Doctor of Philosophy

School

School of Education

Faculty

Faculty of Education and Arts

Abstract

Teacher educators worldwide are seeking ways to develop stronger links with schools, to improve the quality of initial teacher preparation. In this study the researcher investigated a residency approach to initial teacher education (ITE) in a one-year Graduate Diploma of Education course designed to prepare primary school teachers at a university in Western Australia. A mixed methods inquiry approach was employed to examine the nature and quality of the professional learning experiences of the pre-service teacher participants.

The Teacher Residency Program (TRP) was based on a medical residency model, with residents given a semester-length placement in two schools. Each placement provided a continuous two-day per week placement and concluded with a five-week fulltime block teaching experience. University course work complemented the in-school practical experience during each of the placement periods. The researcher used concurrent nested research design with quantitative data embedded in the qualitative data to explore the professional learning of the residents; Specifically, the researcher sought evidence of perspective transformation in the residents’ learning process, and a determination of how particular elements of the TRP supported or hindered residents’ professional development.
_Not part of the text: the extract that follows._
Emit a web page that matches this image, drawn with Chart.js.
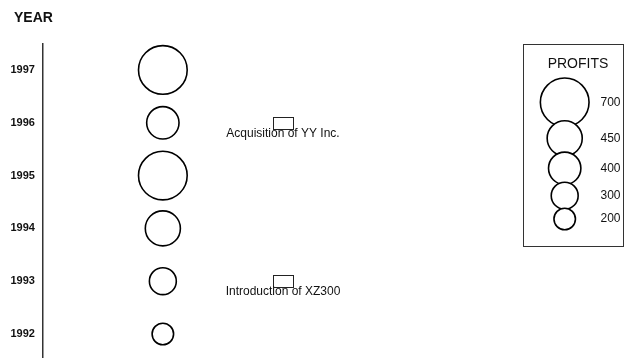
<!DOCTYPE html>
<html>
<head>
<meta charset="utf-8">
<title>Profits by year</title>
<script src="https://cdn.jsdelivr.net/npm/chart.js@4.4.1/dist/chart.umd.min.js"></script>
<style>
  body { margin: 0; background: #fff; }
  #wrap { width: 624px; height: 358px; }
</style>
</head>
<body>
<div id="wrap"><canvas id="grafico" width="624" height="358"></canvas></div>
<script>
// datos
const years = [1992, 1993, 1994, 1995, 1996, 1997];
const profits = [200, 300, 450, 700, 400, 700];

// eventos marcados en la linea de tiempo
const eventYears = [1996, 1993];
const eventLabels = ["Acquisition of YY Inc.", "Introduction of XZ300"];

// valores de la leyenda
const legendProfits = [700, 450, 400, 300, 200];

const FONT = "'Liberation Sans', Arial, sans-serif";
const BUBBLE_X = 0.207;
const EVENT_X = 0.414;

// tamaño del circulo segun la ganancia
function radio(v) {
    return 5.3 + 0.0272 * v;
}

// titulo del eje, cajas y textos de los eventos
const eventosPlugin = {
    id: "eventos",
    afterDatasetsDraw(chart) {
        const ctx = chart.ctx;
        const xs = chart.scales.x;
        const ys = chart.scales.y;
        ctx.save();
        ctx.fillStyle = "#111";
        ctx.font = "bold 14px " + FONT;
        ctx.textAlign = "left";
        ctx.textBaseline = "middle";
        ctx.fillText("YEAR", 14, 18);

        ctx.strokeStyle = "#222";
        ctx.lineWidth = 1;
        ctx.font = "12px " + FONT;
        ctx.textAlign = "center";
        ctx.textBaseline = "top";
        eventYears.forEach((y, i) => {
            const px = Math.round(xs.getPixelForValue(EVENT_X));
            const py = Math.round(ys.getPixelForValue(y));
            ctx.strokeRect(px - 10 + 0.5, py - 6 + 0.5, 20, 12);
            ctx.fillText(eventLabels[i], px, py + 5);
        });
        ctx.restore();
    }
};

// leyenda de tamaños dibujada a mano
const leyendaPlugin = {
    id: "leyendaTamanos",
    afterDraw(chart) {
        const ctx = chart.ctx;
        const offsets = [102.3, 138.3, 168.3, 195.7, 219];
        ctx.save();
        ctx.strokeStyle = "#333";
        ctx.lineWidth = 1;
        ctx.strokeRect(523.5, 44.5, 100, 202);

        ctx.fillStyle = "#111";
        ctx.font = "14px " + FONT;
        ctx.textAlign = "center";
        ctx.textBaseline = "middle";
        ctx.fillText("PROFITS", 578, 64);

        ctx.font = "12px " + FONT;
        ctx.textAlign = "left";
        ctx.strokeStyle = "#000";
        ctx.lineWidth = 1.6;
        legendProfits.forEach((v, i) => {
            ctx.beginPath();
            ctx.arc(564.7, offsets[i], radio(v), 0, Math.PI * 2);
            ctx.fillStyle = "#fff";
            ctx.fill();
            ctx.stroke();
            ctx.fillStyle = "#111";
            ctx.fillText(String(v), 600.5, offsets[i]);
        });
        ctx.restore();
    }
};

const ctx = document.querySelector("#grafico").getContext("2d");

const config = {
    type: "bubble",
    data: {
        datasets: [
            {
                label: "Profits",
                data: years.map((y, i) => ({ x: BUBBLE_X, y: y, r: radio(profits[i]) })),
                backgroundColor: "rgba(255,255,255,0)",
                borderColor: "#000",
                borderWidth: 1.6,
            },
        ],
    },
    options: {
        responsive: false,
        animation: false,
        layout: {
            autoPadding: false,
            padding: { left: 3, right: 0, top: 44, bottom: 0 },
        },
        plugins: {
            legend: { display: false },
            tooltip: { enabled: false },
            title: { display: false },
        },
        scales: {
            x: {
                type: "linear",
                display: false,
                min: 0,
                max: 1,
            },
            y: {
                type: "linear",
                min: 1991.545,
                max: 1997.492,
                grid: { display: false, drawTicks: false },
                border: { display: true, color: "#333", width: 1.5 },
                afterBuildTicks(scale) {
                    scale.ticks = years.map(v => ({ value: v }));
                },
                afterFit(scale) {
                    scale.paddingTop = 0;
                    scale.paddingBottom = 0;
                },
                ticks: {
                    color: "#111",
                    padding: 7.5,
                    font: { family: FONT, size: 11, weight: "bold" },
                    callback: v => String(v),
                },
            },
        },
    },
    plugins: [eventosPlugin, leyendaPlugin],
};

const grafico = new Chart(ctx, config);
</script>
</body>
</html>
The findings indicate that the residents perceived their professional learning as one of continuous growth. The data confirm that the TRP provided a professionally oriented study of teaching that provided time and opportunity for cumulative learning from both course work and practical teaching. Through the lens of a transformative learning paradigm, the study found that individual development in the TRP varies considerably. Further the residents experienced perspective transformation relating to a range of aspects about learning to teach. The process of transforming perspectives about teaching and learning was multidimensional, individualistic and contextually dependent. Elements of the TRP that assisted residents’ professional development were the concurrent university course work integrated with extended clinical school placement; the opportunities for continuous two-day per week school placement; the block practicum and the two different school placement learning experiences. Aspects that appeared to hinder residents’ professional development were related to the quantity and quality of the university course work offered; the discrepancies that the residents experienced between what they studied about teaching and what they experienced in schools; differences between mentor teachers, and the length of the course. The findings of this study have implications relevant to other ITE programs for improving the learning outcomes of pre-service teachers.